堂島取引所ビットコイン先物上場へ、月内にも申請態勢整える-関係者

堂島取引所(大阪市)がビットコイン先物の上場認可に向けて今月末までに申請準備の態勢を整える方針であることが分かった。申請が認可されれば、伝統的な取引所としてビットコイン先物を取り扱うアジア初のケースとなる。事情に詳しい複数の関係者が明らかにした。

  日本でも個人による暗号資産の投資家層が拡大しており、価格ヘッジの観点から先物への潜在ニーズは高まっている。先物と現物の取引が相乗効果で盛り上がり、日本の市場規模が拡大すれば、機関投資家の参入も増える可能性がある。

  関係者によると、金融庁からの認可を受ければ、早ければ2025年度中にも円建てビットコインの先物取引開始を目指す。同取引所と金融庁の担当者は、ブルームバーグの取材に対して、それぞれコメントを控えた。

  日本暗号資産等取引業協会によると、国内での暗号資産の稼働口座は過去2年でほぼ倍増し、昨年12月末時点で約713万口座となった。金融庁では暗号資産について投資家保護が強化される金融商品取引法の対象とすべきかについての検討を進めており、ビットコインなどで運用する上場投資信託(ETF)の解禁につながる可能性もある。

  現在、ビットコインの先物はシカゴ・マーカンタイル取引所(CME)で取引されている。CMEのビットコイン先物価格に連動するETFが香港取引所で上場されているが、堂島取引所で先物取引が開始されれば、アジア地域の取引時間における主要な価格指標になり得ると関係者はみている。

  ビットコインを巡っては、トランプ米大統領が暗号資産業界を支持する姿勢を鮮明にする中、1月に史上最高値となる約10万9000ドルを付けた。2月末には売りが加速し、最高値から25%下落したが、3月2日にはトランプ大統領による暗号資産の戦略備蓄を進めるとの表明を受け、大きく上昇するなど価格変動が激しい。

  堂島取引所の起源は江戸時代の「堂島米市場」にさかのぼる。
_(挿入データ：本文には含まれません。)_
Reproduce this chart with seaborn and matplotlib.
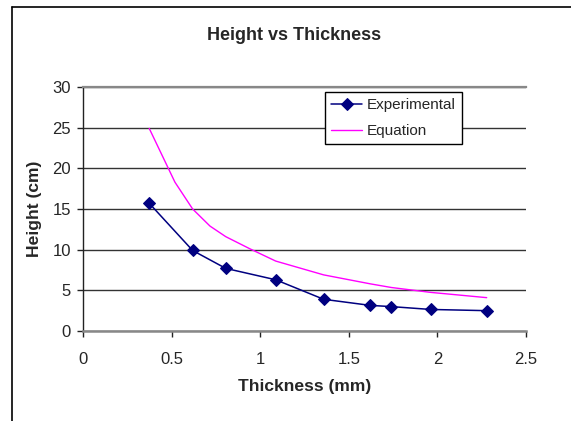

世界における先物取引の発祥の地とされる。

  現在、金と銀、白金(プラチナ)の貴金属のほか、トウモロコシや大豆といった農産物の先物商品などを上場。同取引所には暗号資産事業に力を入れているSBIホールディングスなどが出資している。

  次世代インターネット「Web3」推進派として知られ、大阪府・市が推進する国際金融都市構想を支持しているSBIの北尾吉孝会長兼社長は、堂島取引所での暗号資産先物の取り扱いをかねて主張してきた。

  SBI広報担当者は、北尾氏が従来発言してきたように堂島取引所で暗号資産先物の取り扱いが実現するのであれば喜ばしいとコメントした。